-- Collected material --
********************

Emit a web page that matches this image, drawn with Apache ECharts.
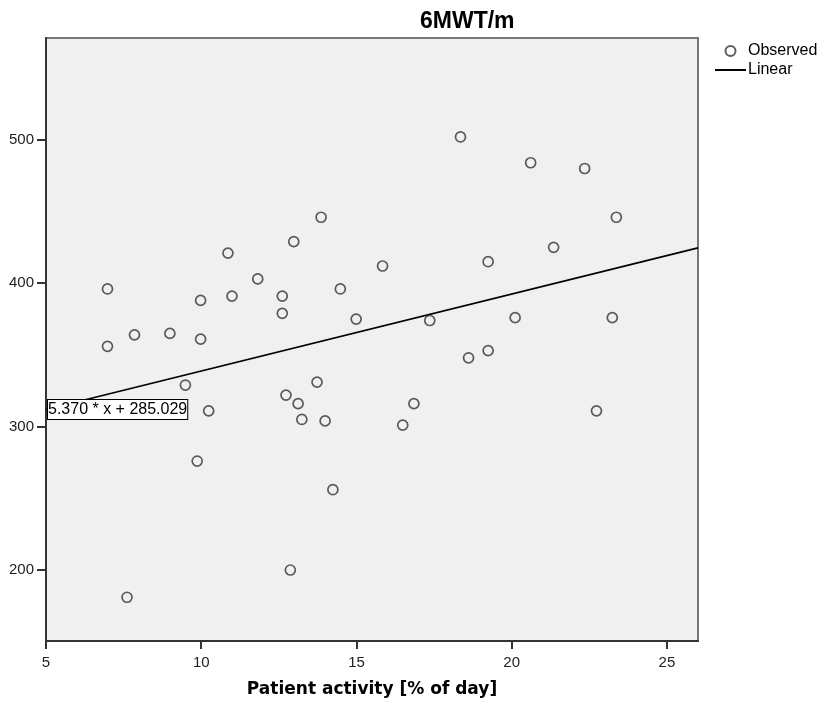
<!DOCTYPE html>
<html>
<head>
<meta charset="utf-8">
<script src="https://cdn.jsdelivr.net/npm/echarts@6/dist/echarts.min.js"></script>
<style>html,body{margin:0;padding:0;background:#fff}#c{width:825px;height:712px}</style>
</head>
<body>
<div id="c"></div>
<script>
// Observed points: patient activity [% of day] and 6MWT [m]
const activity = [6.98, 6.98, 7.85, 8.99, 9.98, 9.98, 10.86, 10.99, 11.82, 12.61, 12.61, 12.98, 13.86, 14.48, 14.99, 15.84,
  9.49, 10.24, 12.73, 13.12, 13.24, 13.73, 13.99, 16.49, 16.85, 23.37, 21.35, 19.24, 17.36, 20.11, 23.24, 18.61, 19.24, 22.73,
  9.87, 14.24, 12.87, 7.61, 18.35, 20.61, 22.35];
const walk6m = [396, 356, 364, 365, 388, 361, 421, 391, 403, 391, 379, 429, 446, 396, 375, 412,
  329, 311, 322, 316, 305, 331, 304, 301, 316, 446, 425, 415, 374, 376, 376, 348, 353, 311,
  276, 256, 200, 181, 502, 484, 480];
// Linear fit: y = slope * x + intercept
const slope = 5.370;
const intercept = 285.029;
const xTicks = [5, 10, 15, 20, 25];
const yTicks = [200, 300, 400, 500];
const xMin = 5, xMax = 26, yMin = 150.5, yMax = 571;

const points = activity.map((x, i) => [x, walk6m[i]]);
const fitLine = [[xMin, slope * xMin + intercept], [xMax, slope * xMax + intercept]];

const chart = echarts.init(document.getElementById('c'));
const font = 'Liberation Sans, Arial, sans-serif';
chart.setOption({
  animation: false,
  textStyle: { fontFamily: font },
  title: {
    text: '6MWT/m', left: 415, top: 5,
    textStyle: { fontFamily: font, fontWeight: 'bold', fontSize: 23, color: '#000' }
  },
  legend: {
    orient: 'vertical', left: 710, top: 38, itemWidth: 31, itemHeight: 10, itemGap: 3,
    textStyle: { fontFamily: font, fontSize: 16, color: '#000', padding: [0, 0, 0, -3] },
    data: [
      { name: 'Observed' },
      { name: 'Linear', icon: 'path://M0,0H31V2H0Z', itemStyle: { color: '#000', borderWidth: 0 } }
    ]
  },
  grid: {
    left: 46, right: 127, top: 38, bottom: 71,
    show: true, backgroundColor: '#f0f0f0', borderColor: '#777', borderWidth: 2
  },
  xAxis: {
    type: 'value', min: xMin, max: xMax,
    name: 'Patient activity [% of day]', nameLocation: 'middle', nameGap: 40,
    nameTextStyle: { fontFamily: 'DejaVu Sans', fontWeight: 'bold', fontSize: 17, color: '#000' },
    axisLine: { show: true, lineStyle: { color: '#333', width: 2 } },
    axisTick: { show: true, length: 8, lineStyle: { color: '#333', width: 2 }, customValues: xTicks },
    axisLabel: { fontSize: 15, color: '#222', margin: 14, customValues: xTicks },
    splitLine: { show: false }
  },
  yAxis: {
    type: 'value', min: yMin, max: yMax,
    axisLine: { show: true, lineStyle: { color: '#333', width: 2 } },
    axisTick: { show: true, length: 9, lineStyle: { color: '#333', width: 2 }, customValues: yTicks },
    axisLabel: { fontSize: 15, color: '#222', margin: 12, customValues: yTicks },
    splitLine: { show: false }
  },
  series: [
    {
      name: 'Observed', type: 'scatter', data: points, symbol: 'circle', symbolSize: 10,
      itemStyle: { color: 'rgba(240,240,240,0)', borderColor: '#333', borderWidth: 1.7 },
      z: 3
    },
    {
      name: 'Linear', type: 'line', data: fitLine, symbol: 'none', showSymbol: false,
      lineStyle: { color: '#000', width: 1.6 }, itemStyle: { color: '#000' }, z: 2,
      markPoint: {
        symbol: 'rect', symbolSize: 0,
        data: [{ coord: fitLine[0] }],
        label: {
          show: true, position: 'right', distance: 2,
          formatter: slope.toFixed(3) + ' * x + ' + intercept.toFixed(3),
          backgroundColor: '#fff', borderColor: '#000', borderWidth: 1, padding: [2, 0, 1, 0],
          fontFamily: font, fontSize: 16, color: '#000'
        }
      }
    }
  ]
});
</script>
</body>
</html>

********************

-- Problem description --
Output all of the data exactly as it stands, minus any images.

-- Expected answer --
Emit a web page that matches this image, drawn with Apache ECharts.
<!DOCTYPE html>
<html>
<head>
<meta charset="utf-8">
<script src="https://cdn.jsdelivr.net/npm/echarts@6/dist/echarts.min.js"></script>
<style>html,body{margin:0;padding:0;background:#fff}#c{width:825px;height:712px}</style>
</head>
<body>
<div id="c"></div>
<script>
// Observed points: patient activity [% of day] and 6MWT [m]
const activity = [6.98, 6.98, 7.85, 8.99, 9.98, 9.98, 10.86, 10.99, 11.82, 12.61, 12.61, 12.98, 13.86, 14.48, 14.99, 15.84,
  9.49, 10.24, 12.73, 13.12, 13.24, 13.73, 13.99, 16.49, 16.85, 23.37, 21.35, 19.24, 17.36, 20.11, 23.24, 18.61, 19.24, 22.73,
  9.87, 14.24, 12.87, 7.61, 18.35, 20.61, 22.35];
const walk6m = [396, 356, 364, 365, 388, 361, 421, 391, 403, 391, 379, 429, 446, 396, 375, 412,
  329, 311, 322, 316, 305, 331, 304, 301, 316, 446, 425, 415, 374, 376, 376, 348, 353, 311,
  276, 256, 200, 181, 502, 484, 480];
// Linear fit: y = slope * x + intercept
const slope = 5.370;
const intercept = 285.029;
const xTicks = [5, 10, 15, 20, 25];
const yTicks = [200, 300, 400, 500];
const xMin = 5, xMax = 26, yMin = 150.5, yMax = 571;

const points = activity.map((x, i) => [x, walk6m[i]]);
const fitLine = [[xMin, slope * xMin + intercept], [xMax, slope * xMax + intercept]];

const chart = echarts.init(document.getElementById('c'));
const font = 'Liberation Sans, Arial, sans-serif';
chart.setOption({
  animation: false,
  textStyle: { fontFamily: font },
  title: {
    text: '6MWT/m', left: 415, top: 5,
    textStyle: { fontFamily: font, fontWeight: 'bold', fontSize: 23, color: '#000' }
  },
  legend: {
    orient: 'vertical', left: 710, top: 38, itemWidth: 31, itemHeight: 10, itemGap: 3,
    textStyle: { fontFamily: font, fontSize: 16, color: '#000', padding: [0, 0, 0, -3] },
    data: [
      { name: 'Observed' },
      { name: 'Linear', icon: 'path://M0,0H31V2H0Z', itemStyle: { color: '#000', borderWidth: 0 } }
    ]
  },
  grid: {
    left: 46, right: 127, top: 38, bottom: 71,
    show: true, backgroundColor: '#f0f0f0', borderColor: '#777', borderWidth: 2
  },
  xAxis: {
    type: 'value', min: xMin, max: xMax,
    name: 'Patient activity [% of day]', nameLocation: 'middle', nameGap: 40,
    nameTextStyle: { fontFamily: 'DejaVu Sans', fontWeight: 'bold', fontSize: 17, color: '#000' },
    axisLine: { show: true, lineStyle: { color: '#333', width: 2 } },
    axisTick: { show: true, length: 8, lineStyle: { color: '#333', width: 2 }, customValues: xTicks },
    axisLabel: { fontSize: 15, color: '#222', margin: 14, customValues: xTicks },
    splitLine: { show: false }
  },
  yAxis: {
    type: 'value', min: yMin, max: yMax,
    axisLine: { show: true, lineStyle: { color: '#333', width: 2 } },
    axisTick: { show: true, length: 9, lineStyle: { color: '#333', width: 2 }, customValues: yTicks },
    axisLabel: { fontSize: 15, color: '#222', margin: 12, customValues: yTicks },
    splitLine: { show: false }
  },
  series: [
    {
      name: 'Observed', type: 'scatter', data: points, symbol: 'circle', symbolSize: 10,
      itemStyle: { color: 'rgba(240,240,240,0)', borderColor: '#333', borderWidth: 1.7 },
      z: 3
    },
    {
      name: 'Linear', type: 'line', data: fitLine, symbol: 'none', showSymbol: false,
      lineStyle: { color: '#000', width: 1.6 }, itemStyle: { color: '#000' }, z: 2,
      markPoint: {
        symbol: 'rect', symbolSize: 0,
        data: [{ coord: fitLine[0] }],
        label: {
          show: true, position: 'right', distance: 2,
          formatter: slope.toFixed(3) + ' * x + ' + intercept.toFixed(3),
          backgroundColor: '#fff', borderColor: '#000', borderWidth: 1, padding: [2, 0, 1, 0],
          fontFamily: font, fontSize: 16, color: '#000'
        }
      }
    }
  ]
});
</script>
</body>
</html>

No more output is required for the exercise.